Ein 15-jähriges geistig behindertes Kind war gegen bestimmte Nahrungsmittel allergisch. Am Heiligabend 2009 starb das Mädchen an einer allergischen Reaktion, vermutlich nachdem es nusshaltige Schokolade gegessen hatte. Die Mutter des Kindes, die eine private Unfallversicherung abgeschlossen hatte, bei der das Kind mitversichert war, forderte von der Versicherung 27.000 Euro. Dies war der Betrag, den die Versicherung für den Fall eines Unfalltodes den gesetzlichen Erben schuldete. Die Versicherung weigerte sich zu zahlen. Sie war der Ansicht, dass die Todesursache nicht geklärt sei und im Übrigen auch kein Unfall vorliege.

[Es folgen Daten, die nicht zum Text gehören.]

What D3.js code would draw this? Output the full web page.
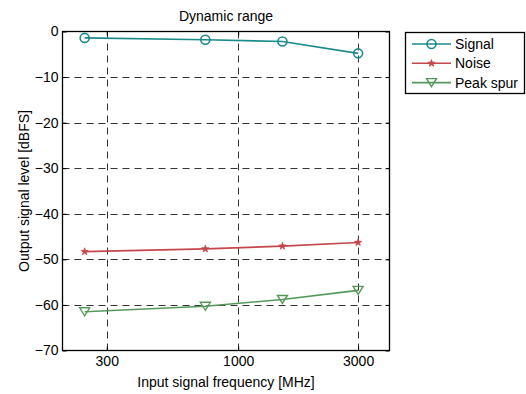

Die Richter in zweiter Instanz gaben der Mutter Recht. Das versehentliche oder unbewusste Verzehren von Allergenen zusammen mit anderen Nahrungsstoffen stelle im Privatversicherungsrecht einen versicherten Unfall dar. Ein Unfall liege vor, wenn die versicherte Person durch ein plötzlich von außen auf ihren Körper einwirkendes Ereignis unfreiwillig eine Gesundheitsschädigung erleide. Dieses von außen wirkende Ereignis sei hier der Kontakt nusshaltiger Schokolade mit der Mundschleimhaut des Mädchens gewesen. Da die gesundheitsschädigende Einwirkung der Allergene auf den Körper des Kindes unfreiwillig und plötzlich erfolgt sei, liege ein Unfallgeschehen vor.
Auch sahen die Richter in der zugrundeliegenden Allergie keine Krankheit, durch die sich die Leistungspflicht der privaten Unfallversicherung vermindere. Unter Krankheit im Sinne der Versicherungsklausel verstehe man einen regelwidrigen Körperzustand, der eine ärztliche Behandlung erfordere. Allein die allergische Reaktionsbereitschaft stelle jedoch keine Krankheit dar. Krankmachende Symptome würden erst bei Kontakt mit dem allergieauslösenden Stoff auftreten. Solange der Betroffene diesen meide, könne er also problemlos und uneingeschränkt ohne ärztliche Behandlung leben.